9. "DVR" refers to Digital Video Recorder which was used on the premises at the smoke shop for surveillance purposes connected to the surveillance camera.
10. The court quotes this email at length since it is heavily relied upon by Perske as evidencing her claim against Larsen for intentional infliction of emotional distress by indicating that he was threatening to release the sex tape as a bargaining chip regarding the dispute over the smoke shop business.

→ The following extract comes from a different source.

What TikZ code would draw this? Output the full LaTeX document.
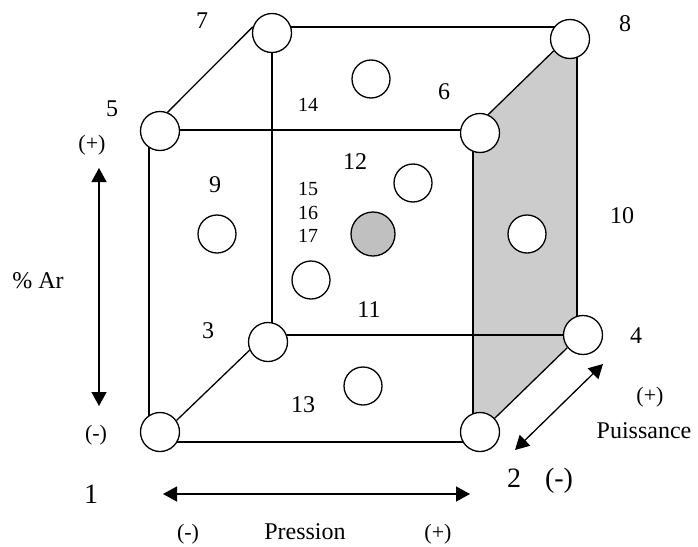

11. According to the review of the Nobu Restaurant in Los Angeles on the website of Zagat.com, the well-known restaurant recommendation service, the restaurant is: `Still a favorite', this `superlative' Beverly Grove `go-to' has been convincing the `luxury' crowd to `give in to its desires' for years with `impeccable sushi' and `outstanding' Japanese-Peruvian specialties served by a `gracious' staff amid sleek, cavernous surrounds designed by David Rockwell; some suggest it's `not as trendy' as its Malibu sib, and the `prices will make your eyes water', but "you get what you pay for" — `magic.'" Review of the Los Angeles Nobu Restaurant in Zagat.com, https://www.zagat.com/r/nobu-los-angeles-los-angeles (accessed online on September 20, 2019).
12. According to the restaurant's website, BOA Steakhouse is a bastion of fine dining catering to celebrities and the Hollywood elite: "Whether visiting the location on the Sunset Strip, Santa Monica coastline or Abu Dhabi's mangroves, BOA is an unforgettable experience through and through. We focus on every detail of a guest's visit, down to our Wine Spectator award-winning wine selection and craft cocktails by in-house mixologists. This dedication to quality and originality makes BOA a favorite among celebrities and Hollywood's elite as well as our locals and visitors from around the world." About Us on the BOA Steakhouse website, https://www.boasteak.com/about-us (accessed online on September 20, 2019).
13. According to its website, Burke Williams Spa is a luxury spa: "In the early 1980's, Theresa and Bill Armour shared the vision of bringing the luxury experience of a world-class resort spa to the city. What began as their vision has now become a thriving industry. The husband and wife team opened the first urban day spa — Burke Williams — in 1984, creating a brand that would become synonymous with elegance and refinement." About Us on the Burke Williams Spa company website, https://burkewilliamsspa.com/about-burke-williams/(accessed online on September 20, 2019).
14. Perske acknowledged in her trial testimony that she used the money from the original 401(k) loan for personal purposes. Perske Testimony, Audio Recording of Trial, January 22, 2018 at 10:45 a.m.
15. The Cambridge English Dictionary defines "grifter" as "someone who gets money dishonestly by tricking people: She fell for a charming, fast-talking grifter." Cambridge English Dictionary (online edition accessed on September 20, 2019), https://dictionary.cambridge.org/us/dictionary/english/grifter.
16. As to the first break-in, Larsen and Perske accuse each other of the break-in.